_RECORDED DATA:_
★ ★ ★
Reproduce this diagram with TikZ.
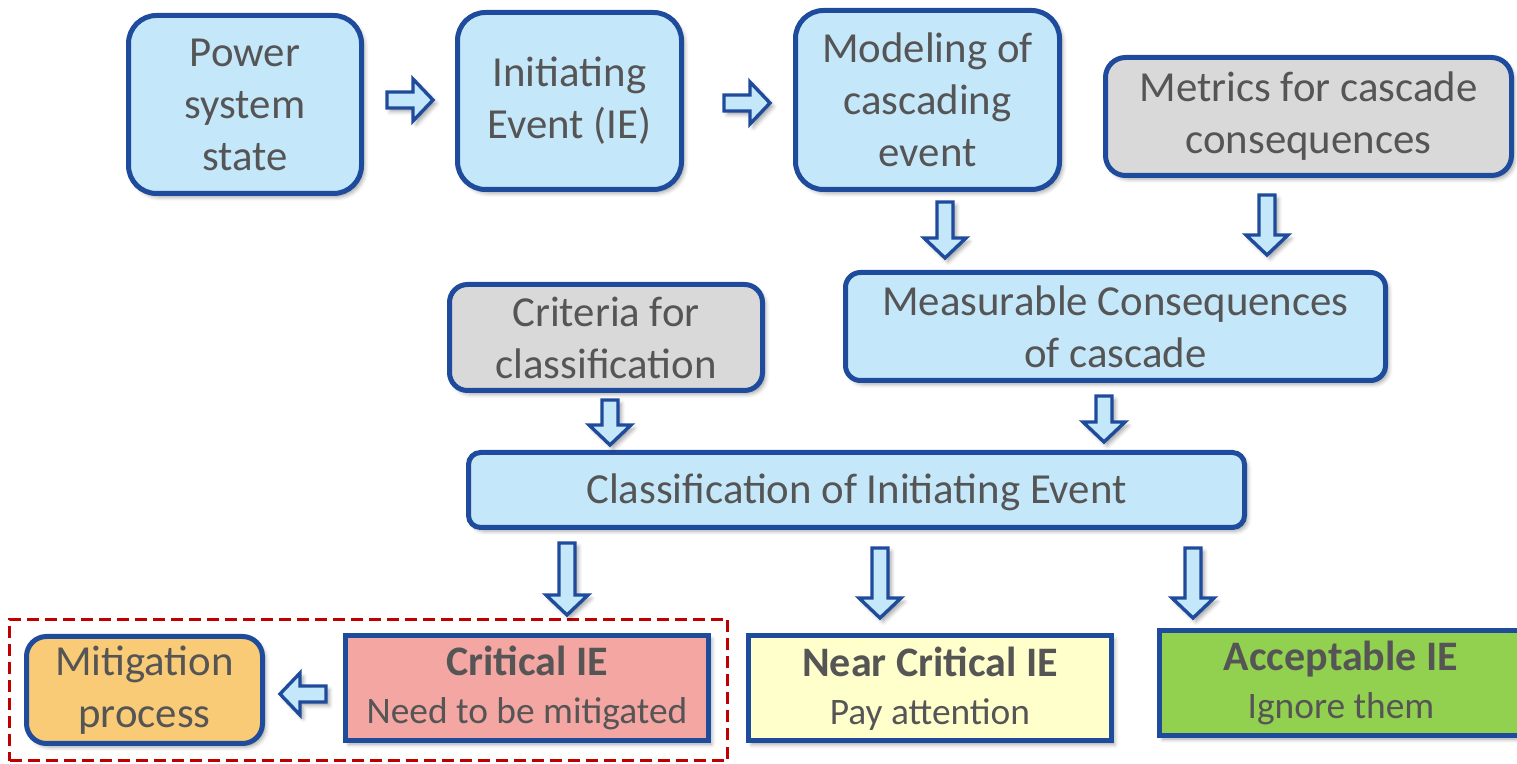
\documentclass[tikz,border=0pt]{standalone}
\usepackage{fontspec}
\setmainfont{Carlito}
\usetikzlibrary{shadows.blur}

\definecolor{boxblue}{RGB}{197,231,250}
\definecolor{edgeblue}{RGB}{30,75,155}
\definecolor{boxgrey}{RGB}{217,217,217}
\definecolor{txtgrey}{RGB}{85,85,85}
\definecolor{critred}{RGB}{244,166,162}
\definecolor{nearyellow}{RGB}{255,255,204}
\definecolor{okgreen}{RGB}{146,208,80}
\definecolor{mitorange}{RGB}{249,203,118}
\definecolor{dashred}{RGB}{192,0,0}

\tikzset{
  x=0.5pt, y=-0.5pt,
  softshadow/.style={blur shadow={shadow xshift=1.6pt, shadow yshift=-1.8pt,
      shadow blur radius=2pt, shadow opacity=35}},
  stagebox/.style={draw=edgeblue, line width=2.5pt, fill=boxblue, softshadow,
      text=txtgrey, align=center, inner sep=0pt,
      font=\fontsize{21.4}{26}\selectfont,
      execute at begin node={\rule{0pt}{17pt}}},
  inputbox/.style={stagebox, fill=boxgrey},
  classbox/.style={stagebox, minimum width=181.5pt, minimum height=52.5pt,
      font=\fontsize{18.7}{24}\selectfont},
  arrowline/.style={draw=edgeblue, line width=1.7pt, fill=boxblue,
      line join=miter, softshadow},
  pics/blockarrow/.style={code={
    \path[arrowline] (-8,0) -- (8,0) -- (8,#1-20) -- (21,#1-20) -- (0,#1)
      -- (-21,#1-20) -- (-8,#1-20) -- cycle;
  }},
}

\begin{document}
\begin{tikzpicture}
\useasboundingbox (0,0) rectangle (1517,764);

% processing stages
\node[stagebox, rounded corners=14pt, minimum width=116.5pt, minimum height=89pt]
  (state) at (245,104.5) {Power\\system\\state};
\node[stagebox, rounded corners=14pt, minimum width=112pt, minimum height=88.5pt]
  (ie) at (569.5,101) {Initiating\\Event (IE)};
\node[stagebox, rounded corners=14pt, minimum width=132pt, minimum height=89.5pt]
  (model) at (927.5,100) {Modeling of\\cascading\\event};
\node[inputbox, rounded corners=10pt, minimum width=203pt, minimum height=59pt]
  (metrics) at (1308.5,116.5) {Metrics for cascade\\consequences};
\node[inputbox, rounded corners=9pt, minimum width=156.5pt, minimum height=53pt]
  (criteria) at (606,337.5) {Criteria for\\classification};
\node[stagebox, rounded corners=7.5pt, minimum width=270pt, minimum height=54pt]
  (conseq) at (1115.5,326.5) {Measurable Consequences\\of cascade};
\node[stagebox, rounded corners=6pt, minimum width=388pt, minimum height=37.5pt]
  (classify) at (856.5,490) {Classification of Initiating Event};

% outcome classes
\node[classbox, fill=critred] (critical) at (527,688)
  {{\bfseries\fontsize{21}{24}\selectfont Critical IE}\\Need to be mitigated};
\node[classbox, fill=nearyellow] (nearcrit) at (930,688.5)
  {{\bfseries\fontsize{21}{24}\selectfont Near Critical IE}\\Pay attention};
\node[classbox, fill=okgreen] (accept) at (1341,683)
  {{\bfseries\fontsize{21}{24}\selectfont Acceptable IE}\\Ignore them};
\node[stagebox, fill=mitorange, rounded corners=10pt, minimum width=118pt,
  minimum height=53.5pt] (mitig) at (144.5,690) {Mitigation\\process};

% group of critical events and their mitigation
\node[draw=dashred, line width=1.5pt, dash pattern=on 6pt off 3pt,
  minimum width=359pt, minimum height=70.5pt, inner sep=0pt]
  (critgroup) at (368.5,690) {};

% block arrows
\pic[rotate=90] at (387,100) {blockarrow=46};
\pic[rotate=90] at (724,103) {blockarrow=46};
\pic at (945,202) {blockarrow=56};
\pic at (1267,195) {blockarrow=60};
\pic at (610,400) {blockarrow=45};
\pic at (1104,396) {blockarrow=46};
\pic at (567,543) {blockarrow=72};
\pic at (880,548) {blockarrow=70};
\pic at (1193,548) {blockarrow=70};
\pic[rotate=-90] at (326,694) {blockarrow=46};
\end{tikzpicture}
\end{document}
★ ★ ★
_CHALLENGE:_ Transcribe the whole listing exactly. Pictures stay out of your copy.

_THE SOLUTION:_
Reproduce this diagram with TikZ.
\documentclass[tikz,border=0pt]{standalone}
\usepackage{fontspec}
\setmainfont{Carlito}
\usetikzlibrary{shadows.blur}

\definecolor{boxblue}{RGB}{197,231,250}
\definecolor{edgeblue}{RGB}{30,75,155}
\definecolor{boxgrey}{RGB}{217,217,217}
\definecolor{txtgrey}{RGB}{85,85,85}
\definecolor{critred}{RGB}{244,166,162}
\definecolor{nearyellow}{RGB}{255,255,204}
\definecolor{okgreen}{RGB}{146,208,80}
\definecolor{mitorange}{RGB}{249,203,118}
\definecolor{dashred}{RGB}{192,0,0}

\tikzset{
  x=0.5pt, y=-0.5pt,
  softshadow/.style={blur shadow={shadow xshift=1.6pt, shadow yshift=-1.8pt,
      shadow blur radius=2pt, shadow opacity=35}},
  stagebox/.style={draw=edgeblue, line width=2.5pt, fill=boxblue, softshadow,
      text=txtgrey, align=center, inner sep=0pt,
      font=\fontsize{21.4}{26}\selectfont,
      execute at begin node={\rule{0pt}{17pt}}},
  inputbox/.style={stagebox, fill=boxgrey},
  classbox/.style={stagebox, minimum width=181.5pt, minimum height=52.5pt,
      font=\fontsize{18.7}{24}\selectfont},
  arrowline/.style={draw=edgeblue, line width=1.7pt, fill=boxblue,
      line join=miter, softshadow},
  pics/blockarrow/.style={code={
    \path[arrowline] (-8,0) -- (8,0) -- (8,#1-20) -- (21,#1-20) -- (0,#1)
      -- (-21,#1-20) -- (-8,#1-20) -- cycle;
  }},
}

\begin{document}
\begin{tikzpicture}
\useasboundingbox (0,0) rectangle (1517,764);

% processing stages
\node[stagebox, rounded corners=14pt, minimum width=116.5pt, minimum height=89pt]
  (state) at (245,104.5) {Power\\system\\state};
\node[stagebox, rounded corners=14pt, minimum width=112pt, minimum height=88.5pt]
  (ie) at (569.5,101) {Initiating\\Event (IE)};
\node[stagebox, rounded corners=14pt, minimum width=132pt, minimum height=89.5pt]
  (model) at (927.5,100) {Modeling of\\cascading\\event};
\node[inputbox, rounded corners=10pt, minimum width=203pt, minimum height=59pt]
  (metrics) at (1308.5,116.5) {Metrics for cascade\\consequences};
\node[inputbox, rounded corners=9pt, minimum width=156.5pt, minimum height=53pt]
  (criteria) at (606,337.5) {Criteria for\\classification};
\node[stagebox, rounded corners=7.5pt, minimum width=270pt, minimum height=54pt]
  (conseq) at (1115.5,326.5) {Measurable Consequences\\of cascade};
\node[stagebox, rounded corners=6pt, minimum width=388pt, minimum height=37.5pt]
  (classify) at (856.5,490) {Classification of Initiating Event};

% outcome classes
\node[classbox, fill=critred] (critical) at (527,688)
  {{\bfseries\fontsize{21}{24}\selectfont Critical IE}\\Need to be mitigated};
\node[classbox, fill=nearyellow] (nearcrit) at (930,688.5)
  {{\bfseries\fontsize{21}{24}\selectfont Near Critical IE}\\Pay attention};
\node[classbox, fill=okgreen] (accept) at (1341,683)
  {{\bfseries\fontsize{21}{24}\selectfont Acceptable IE}\\Ignore them};
\node[stagebox, fill=mitorange, rounded corners=10pt, minimum width=118pt,
  minimum height=53.5pt] (mitig) at (144.5,690) {Mitigation\\process};

% group of critical events and their mitigation
\node[draw=dashred, line width=1.5pt, dash pattern=on 6pt off 3pt,
  minimum width=359pt, minimum height=70.5pt, inner sep=0pt]
  (critgroup) at (368.5,690) {};

% block arrows
\pic[rotate=90] at (387,100) {blockarrow=46};
\pic[rotate=90] at (724,103) {blockarrow=46};
\pic at (945,202) {blockarrow=56};
\pic at (1267,195) {blockarrow=60};
\pic at (610,400) {blockarrow=45};
\pic at (1104,396) {blockarrow=46};
\pic at (567,543) {blockarrow=72};
\pic at (880,548) {blockarrow=70};
\pic at (1193,548) {blockarrow=70};
\pic[rotate=-90] at (326,694) {blockarrow=46};
\end{tikzpicture}
\end{document}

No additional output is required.